Fig. 10. PPARα regulates cell size in the renal proximal tubule.

a Expression of PPARα target genes in the kidney determined using qRT-PCR. Fenofibrate (Feno, grey) vs vehicle (Veh, white). Mean ± SD (n = 4). b KW:BW ratios in mice treated with fenofibrate (Feno) or vehicle (Veh) for 14 days. (n = 6 for each group). **p = 0.0018, unpaired, two-sided student t-test. c Cortical thickness of the kidneys in mice treated with fenofibrate versus vehicle (n = 5 for vehicle, n = 6 for fenofibrate). *p = 0.0013. d Hematoxylin and eosin stained kidneys from mice treated with vehicle (Veh) or fenofibrate (Feno) for 14 days. e Upper; representative confocal fluorescence image of a microdissected proximal tubules (S2 segment, PT).
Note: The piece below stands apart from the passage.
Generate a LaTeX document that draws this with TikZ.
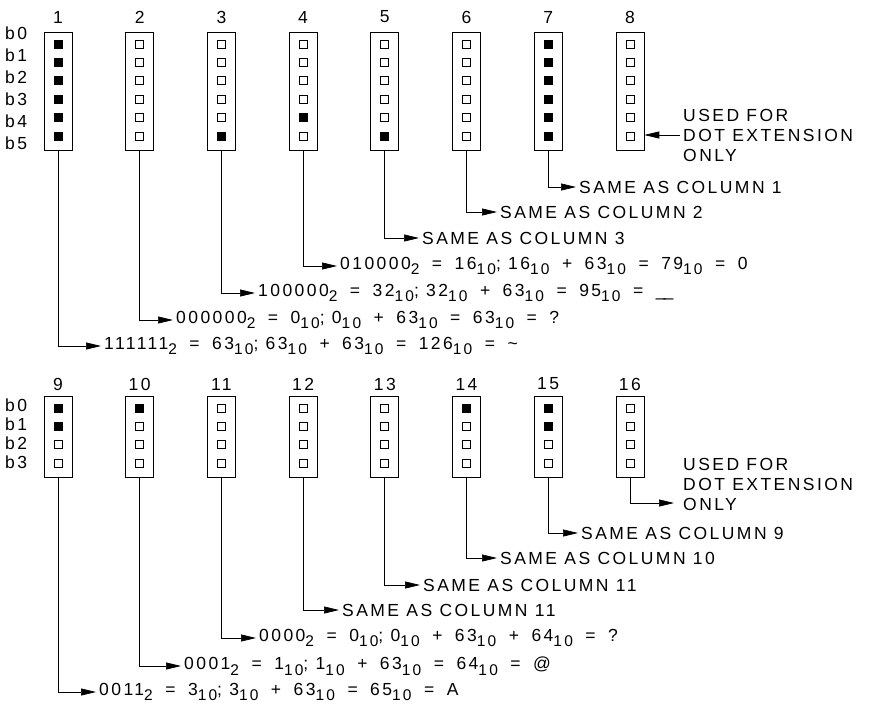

Lower; cell volume (left) and tubular outer diameter (right) with fenofibrate versus vehicle (n = 3 for each group). *p < 0.05 (Cell volume: p = 0.034, Outer diameter: p = 0.010). f Western blot for PPARα (nuclear protein fractions from wild-type versus PPARα^−/− kidneys^). Arrowhead, expected molecular weight. Data are representative of biological replicates (n = 7 for wild-type, n = 9 for PPARα^−/−). Source data are provided as a Source Data file. g Expressions of PPARα target genes in wild-type (WT, white) or PPARα^−/− (grey) mice (qRT-PCR). Mean ± SD (n = 3). h KW:BW in WT and PPARα^−/− mice for the resected left kidney at UNx surgery; n = 3 for WT, n = 5 for PPARα^−/−. (p = 0.43, unpaired, two-sided student t-test). i KW:BW ratios in WT and PPARα^−/− mice for the remnant kidney 3 days after UNx surgery. n = 3 for WT, n = 5 for PPARα^−/−. *p = 0.015. (unpaired, two-sided student t-test). j Upper; representative confocal fluorescence images of a microdissected proximal tubule (S2 segment) from WT and PPARα^−/− mice 3 days after UNx surgery. Lower; cell volume (left), tubular outer diameter (right) in PPARα^−/− versus WT mice. n = 3 for WT, n = 4 for PPARα^−/−. *p < 0.05. (Cell volume: p = 0.019, Outer diameter: p = 0.028, unpaired, two-sided student T-test). Box-and-whisker plots represent median and 25th and 75th percentiles-interquartile range.